Fuente: Diario El Censor, 4 de febrero de 1889.
¿Qué es el Bristol Hotel sino un casino? Habitaciones
para trescientas personas ampliamente alojadas, salones de baile y de
concierto, salas de juego; un servicio inmejorable hecho por los mejores mozos
de besas, de frac, correctos, irreprochables, vajilla y cristalería traída de
Londres, una cocina excelente; en una palabra, todas las exigencias de la alta
vida satisfechas.
Pero hay más: gracias a las severas instrucciones del
Sindicato que hizo construir el Bristol, el gerente de este Hotel, lo mismo que
el Dr. Luro, no transige en cuanto a la calidad de las familias que solicitan
albergue en el vasto establecimiento. No hay temor que en él logren
introducirse damas de contrabando. La sociedad congregada allí está a salvo de
encuentros desagradables. El mundo del Bristol Hotel es uniforme; pertenecen
sus componentes a una misma categoría y se halla exento por consiguiente de
contrastes inconvenientes ‘shocking’ según la expresión inglesa.
Por otra parte Mar del Plata se conserva virgen del
contrato de esa falange de artistas y de ‘ternuras” de marca, que cual bandada
de golondrinas alza su vuelo desde París para detenerse en las playas de
Normandía.
El país es bastante rico para alimentar la vida y la
animación, no en una sino en tres playas. Calcúlese que solamente en pasajes
los turistas de Mar del Plata dejan a la empresa del Ferrocarril del Sud
doscientos mil nacionales, y que cada uno de ellos, término medio, no gastan
menos de veinte pesos al día en el Bristol Hotel, lo que haría elevar a dos
millones la suma total requerida para satisfacer ese capricho de los baños de
mar, capricho digno de fomentarse, pues además del placer inocente que
proporciona, vigoriza el cuerpo, restaura las fuerzas del organismo, gastadas
en el medio ambiente de la ciudad, con el aire puro de la pampa y la onda
saludable de la playa.
Si el género de vida que llevan los bañistas, si a las
confortables condiciones del Bristol Hotel, cuya amplia hospitalidad no es
posible discutir, si a los conciertos y a la ‘sauterie’ y a ‘la talbe d’hote’,
se agrega la variedad novedosa de los trajes y el exquisito ‘pell-mell’ en que
se bañan damas y caballeros púdicamente vestidos, se comprenderá que el
Ministro de Francia Mr. Rouvier no eche de menos a Trouville y que prefiera Mar
del Plata, obligado a elegir entre esta y aquella playa. Digámoslo de una vez.
La vida está concentrada para los bañistas en el Bristol Hotel a cuyas comidas,
bailes y conciertos acuden también las familias del Grand Hotel.

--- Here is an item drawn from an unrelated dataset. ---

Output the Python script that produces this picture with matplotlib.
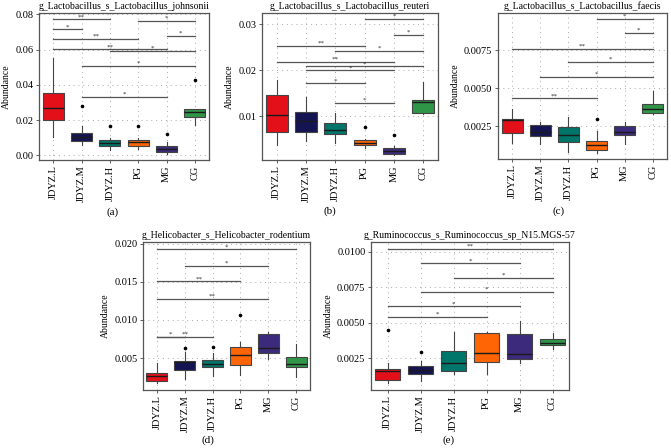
import matplotlib.pyplot as plt

plt.rcParams["font.family"] = ["Liberation Serif", "DejaVu Serif"]

GROUPS = ["JDYZ.L", "JDYZ.M", "JDYZ.H", "PG", "MG", "CG"]
BOX_COLORS = ["#e3101a", "#141452", "#00766a", "#ff6505", "#3c2b7c", "#2f9648"]

# (a) Lactobacillus johnsonii
JOHNSONII_LO = [0.0103, 0.0061, 0.0032, 0.0036, 0.0008, 0.0171]
JOHNSONII_Q1 = [0.0199, 0.0084, 0.0051, 0.0053, 0.0021, 0.0217]
JOHNSONII_MED = [0.0269, 0.0105, 0.0070, 0.0074, 0.0036, 0.0248]
JOHNSONII_Q3 = [0.0352, 0.0126, 0.0086, 0.0086, 0.0051, 0.0263]
JOHNSONII_HI = [0.0550, 0.0166, 0.0099, 0.0099, 0.0076, 0.0263]
JOHNSONII_OUT = [[], [0.0278], [0.0168], [0.0168], [0.0124], [0.0429]]
JOHNSONII_SIG = [(0, 2, 0.0772, "**"), (0, 1, 0.0714, "*"), (3, 5, 0.0762, "*"),
                 (0, 3, 0.0661, "**"), (4, 5, 0.0676, "*"), (0, 4, 0.0602, "**"),
                 (2, 5, 0.0591, "*"), (1, 5, 0.0509, "*"), (1, 4, 0.0331, "*")]

# (b) Lactobacillus reuteri
REUTERI_LO = [0.0038, 0.0046, 0.0043, 0.0032, 0.0016, 0.0106]
REUTERI_Q1 = [0.0067, 0.0067, 0.0061, 0.0038, 0.0018, 0.0107]
REUTERI_MED = [0.0104, 0.0090, 0.0070, 0.0043, 0.0024, 0.0132]
REUTERI_Q3 = [0.0146, 0.0109, 0.0085, 0.0049, 0.0031, 0.0135]
REUTERI_HI = [0.0179, 0.0143, 0.0107, 0.0050, 0.0036, 0.0174]
REUTERI_OUT = [[], [], [], [0.0077], [0.0059], []]
REUTERI_SIG = [(3, 5, 0.0312, "*"), (4, 5, 0.0277, "*"), (0, 3, 0.0253, "**"),
               (2, 5, 0.0243, "*"), (0, 4, 0.0218, "**"), (1, 5, 0.0209, "*"),
               (1, 4, 0.0200, "*"), (1, 3, 0.0172, "*"), (2, 4, 0.0129, "*")]

# (c) Lactobacillus faecis
FAECIS_LO = [0.00140, 0.00134, 0.00080, 0.00075, 0.00136, 0.00333]
FAECIS_Q1 = [0.00206, 0.00189, 0.00145, 0.00092, 0.00195, 0.00340]
FAECIS_MED = [0.00290, 0.00210, 0.00195, 0.00125, 0.00213, 0.00364]
FAECIS_Q3 = [0.00298, 0.00259, 0.00248, 0.00151, 0.00250, 0.00399]
FAECIS_HI = [0.00364, 0.00280, 0.00309, 0.00217, 0.00276, 0.00480]
FAECIS_OUT = [[], [], [], [0.0030], [], []]
FAECIS_SIG = [(3, 5, 0.00958, "*"), (4, 5, 0.00864, "*"), (0, 5, 0.00759, "**"),
              (2, 5, 0.00673, "*"), (1, 5, 0.00575, "*"), (0, 3, 0.00434, "**")]

# (d) Helicobacter rodentium
RODENTIUM_LO = [0.00176, 0.00233, 0.00264, 0.00273, 0.00483, 0.00255]
RODENTIUM_Q1 = [0.00207, 0.00347, 0.00378, 0.00404, 0.00570, 0.00378]
RODENTIUM_MED = [0.00264, 0.00447, 0.00417, 0.00539, 0.00636, 0.00426]
RODENTIUM_Q3 = [0.00312, 0.00460, 0.00478, 0.00644, 0.00819, 0.00517]
RODENTIUM_HI = [0.00430, 0.00580, 0.00570, 0.00710, 0.00846, 0.00680]
RODENTIUM_OUT = [[], [0.00627], [0.00640], [0.01070], [], []]
RODENTIUM_SIG = [(0, 5, 0.01926, "*"), (1, 4, 0.01711, "*"), (0, 3, 0.01506, "**"),
                 (0, 4, 0.01278, "**"), (0, 1, 0.00780, "*"), (0, 2, 0.00780, "**")]

# (e) Ruminococcus sp N15.MGS-57
RUMINO_LO = [0.00075, 0.00087, 0.00136, 0.00141, 0.00214, 0.00317]
RUMINO_Q1 = [0.00093, 0.00136, 0.00163, 0.00223, 0.00245, 0.00340]
RUMINO_MED = [0.00163, 0.00165, 0.00216, 0.00286, 0.00282, 0.00360]
RUMINO_Q3 = [0.00175, 0.00194, 0.00303, 0.00425, 0.00420, 0.00383]
RUMINO_HI = [0.00214, 0.00228, 0.00434, 0.00434, 0.00512, 0.00427]
RUMINO_OUT = [[0.00451], [0.00291], [], [], [], []]
RUMINO_SIG = [(0, 5, 0.0102, "**"), (1, 4, 0.00918, "*"), (2, 5, 0.00817, "*"),
              (1, 5, 0.00718, "*"), (0, 4, 0.00615, "*"), (0, 3, 0.00540, "*")]

W, H = 671, 448


def px(left, right, top, bottom):
    return [left / W, (H - bottom) / H, (right - left) / W, (bottom - top) / H]


def draw_panel(rect, letter, letter_xy, title, lo, q1, med, q3, hi, out, sig,
               ylim, yticks, ylabels):
    ax = fig.add_axes(rect)
    stats = []
    for k in range(len(GROUPS)):
        stats.append(dict(whislo=lo[k], q1=q1[k], med=med[k], q3=q3[k],
                          whishi=hi[k], fliers=out[k]))
    pos = list(range(1, len(GROUPS) + 1))
    bp = ax.bxp(stats, positions=pos, widths=0.75, patch_artist=True, showcaps=False,
                boxprops=dict(edgecolor="#444444", linewidth=0.8),
                whiskerprops=dict(color="#444444", linewidth=0.8),
                medianprops=dict(color="#1a1a1a", linewidth=1.0),
                flierprops=dict(marker="o", markersize=1.6, markerfacecolor="black",
                                markeredgecolor="black"),
                zorder=3)
    for patch, c in zip(bp["boxes"], BOX_COLORS):
        patch.set_facecolor(c)

    for i, j, y, lab in sig:
        ax.plot([i + 1, j + 1], [y, y], color="#555555", linewidth=0.9, zorder=2)
        ax.text((i + j) / 2 + 1, y, lab, ha="center", va="bottom", fontsize=5,
                color="#333333", zorder=4)

    ax.set_xlim(0.5, len(GROUPS) + 0.5)
    ax.set_ylim(*ylim)
    ax.set_xticks(pos)
    ax.set_xticklabels(GROUPS, rotation=90, fontsize=7.5)
    ax.set_yticks(yticks)
    ax.set_yticklabels(ylabels, fontsize=7.5)
    ax.tick_params(length=2, width=0.6, color="#444444", pad=2)
    ax.grid(True, linestyle=(0, (1, 4)), color="#aaaaaa", linewidth=0.7, zorder=0)
    ax.set_axisbelow(True)
    for s in ax.spines.values():
        s.set_color("#555555")
        s.set_linewidth(0.9)
    ax.set_title(title, fontsize=7, pad=3)
    ax.set_ylabel("Abundance", fontsize=7, labelpad=3)
    fig.text(letter_xy[0] / W, 1 - letter_xy[1] / H, letter, ha="center",
             va="center", fontsize=8)
    return ax


fig = plt.figure(figsize=(6.71, 4.48), dpi=100)

draw_panel(px(39, 209, 13, 160), "(a)", (113, 212),
           "g_Lactobacillus_s_Lactobacillus_johnsonii",
           JOHNSONII_LO, JOHNSONII_Q1, JOHNSONII_MED, JOHNSONII_Q3, JOHNSONII_HI,
           JOHNSONII_OUT, JOHNSONII_SIG, (-0.0026, 0.0807),
           [0.0, 0.02, 0.04, 0.06, 0.08], ["0.00", "0.02", "0.04", "0.06", "0.08"])
draw_panel(px(262, 438, 13, 160), "(b)", (330, 211),
           "g_Lactobacillus_s_Lactobacillus_reuteri",
           REUTERI_LO, REUTERI_Q1, REUTERI_MED, REUTERI_Q3, REUTERI_HI,
           REUTERI_OUT, REUTERI_SIG, (0.0005, 0.0325),
           [0.01, 0.02, 0.03], ["0.01", "0.02", "0.03"])
draw_panel(px(498, 667, 13, 159), "(c)", (559, 211),
           "g_Lactobacillus_s_Lactobacillus_faecis",
           FAECIS_LO, FAECIS_Q1, FAECIS_MED, FAECIS_Q3, FAECIS_HI,
           FAECIS_OUT, FAECIS_SIG, (0.00035, 0.00996),
           [0.0025, 0.005, 0.0075], ["0.0025", "0.0050", "0.0075"])
draw_panel(px(143, 310, 242, 390), "(d)", (208, 440),
           "g_Helicobacter_s_Helicobacter_rodentium",
           RODENTIUM_LO, RODENTIUM_Q1, RODENTIUM_MED, RODENTIUM_Q3, RODENTIUM_HI,
           RODENTIUM_OUT, RODENTIUM_SIG, (0.00083, 0.0202),
           [0.005, 0.01, 0.015, 0.02], ["0.005", "0.010", "0.015", "0.020"])
draw_panel(px(371, 569, 242, 390), "(e)", (449, 440),
           "g_Ruminococcus_s_Ruminococcus_sp_N15.MGS-57",
           RUMINO_LO, RUMINO_Q1, RUMINO_MED, RUMINO_Q3, RUMINO_HI,
           RUMINO_OUT, RUMINO_SIG, (0.00026, 0.01068),
           [0.0025, 0.005, 0.0075, 0.01], ["0.0025", "0.0050", "0.0075", "0.0100"])

fig.savefig("out.png", dpi=100)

El comedor es un salón de vastísimas proporciones,
cincuenta metros de largo por veinte de ancho. No tiene rival en Buenos Aires,
y sólo se le podría comparar en extensión el café de los 36 billares. Las
paredes blancas se hallan desnudas de todo adorno. Para el próximo verano
estarán decoradas suntuosamente. Ahora, tal cual está, por la noche, iluminado
por un centenar de lamparillas incandescentes, reúne alrededor de sus mesas
unas trescientas personas, -las damas con sus trajes risueños, frescos,
sencillos, sin los adornos que comportan solo las telas de precio, con flores
en el corpiño o en el cabello y vestidas para el concierto y la ‘sauterie’ que
se efectúan todas las noches; los hombres de jaquet abierto y chaleco blanco, y
uno que otro de ‘smoking-coat’, un saco sin solución de continuidad entre el
cuello y la solapa, afectando el corte de un frac y ceñido al talle.